EXERCISE PROMPT:
Your answer should be a single number: how many lines in the data below hold the string "image".

Records with drawing code:
▬▬▬

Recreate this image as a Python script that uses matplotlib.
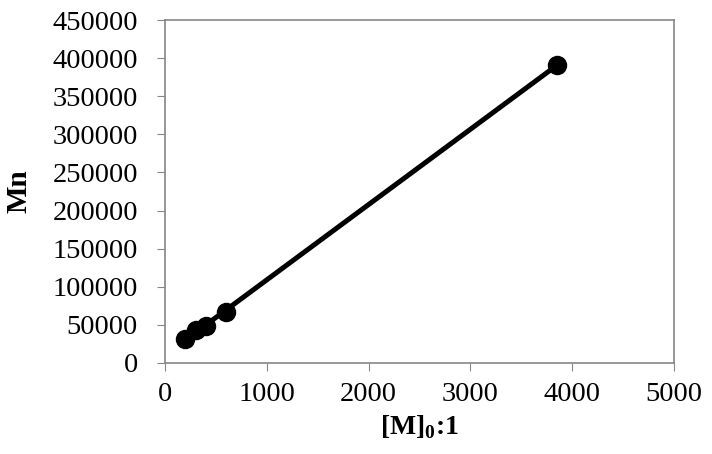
import numpy as np
import matplotlib
matplotlib.use("Agg")
import matplotlib.pyplot as plt

ratio = [195, 300, 405, 600, 3850]
mn = [31500, 43000, 48000, 66500, 391000]
xticks = [0, 1000, 2000, 3000, 4000, 5000]
yticks = list(range(0, 450001, 50000))

plt.rcParams['font.family'] = ['Liberation Serif', 'DejaVu Serif']
plt.rcParams['mathtext.fontset'] = 'custom'
plt.rcParams['mathtext.rm'] = 'Liberation Serif'
plt.rcParams['mathtext.bf'] = 'Liberation Serif:bold'

fig = plt.figure(figsize=(7.12, 4.54), dpi=100)
ax = fig.add_axes([165/712, 1-363/454, (674-165)/712, (363-20)/454])

x = np.array(ratio, dtype=float)
y = np.array(mn, dtype=float)
k, b = np.polyfit(x, y, 1)
xl = np.array([x.min(), x.max()])
ax.plot(xl, k*xl + b, color='black', lw=3.6, zorder=2)
ax.plot(x, y, 'o', color='black', ms=13, zorder=3)

ax.set_xlim(0, 5000)
ax.set_ylim(0, 450000)
ax.set_xticks(xticks)
ax.set_yticks(yticks)
ax.set_xticklabels([str(t) for t in xticks])
ax.set_yticklabels([str(t) for t in yticks])
ax.tick_params(color='#868686', length=5.5, direction='out')
ax.tick_params(axis='x', labelsize=20.5, pad=8)
ax.tick_params(axis='y', labelsize=20.5, pad=14)
for s in ax.spines.values():
    s.set_color('#868686')
    s.set_linewidth(1.2)
ax.set_xlabel(r'[M]$_\mathbf{0}$:1', fontsize=20, fontweight='bold', labelpad=5)
ax.set_ylabel('Mn', fontsize=21, fontweight='bold', labelpad=14)
fig.savefig('out.png', dpi=100)
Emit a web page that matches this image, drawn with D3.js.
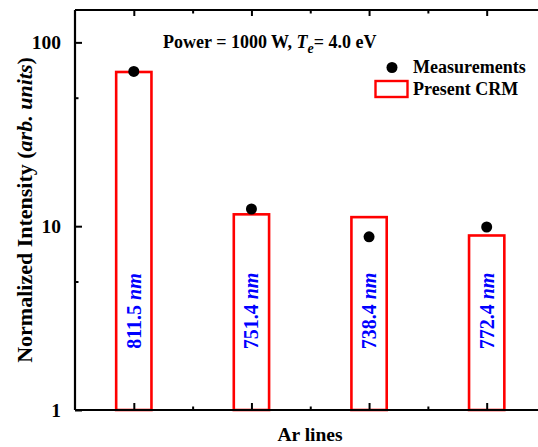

▬▬▬

WRITTEN RESPONSE:
2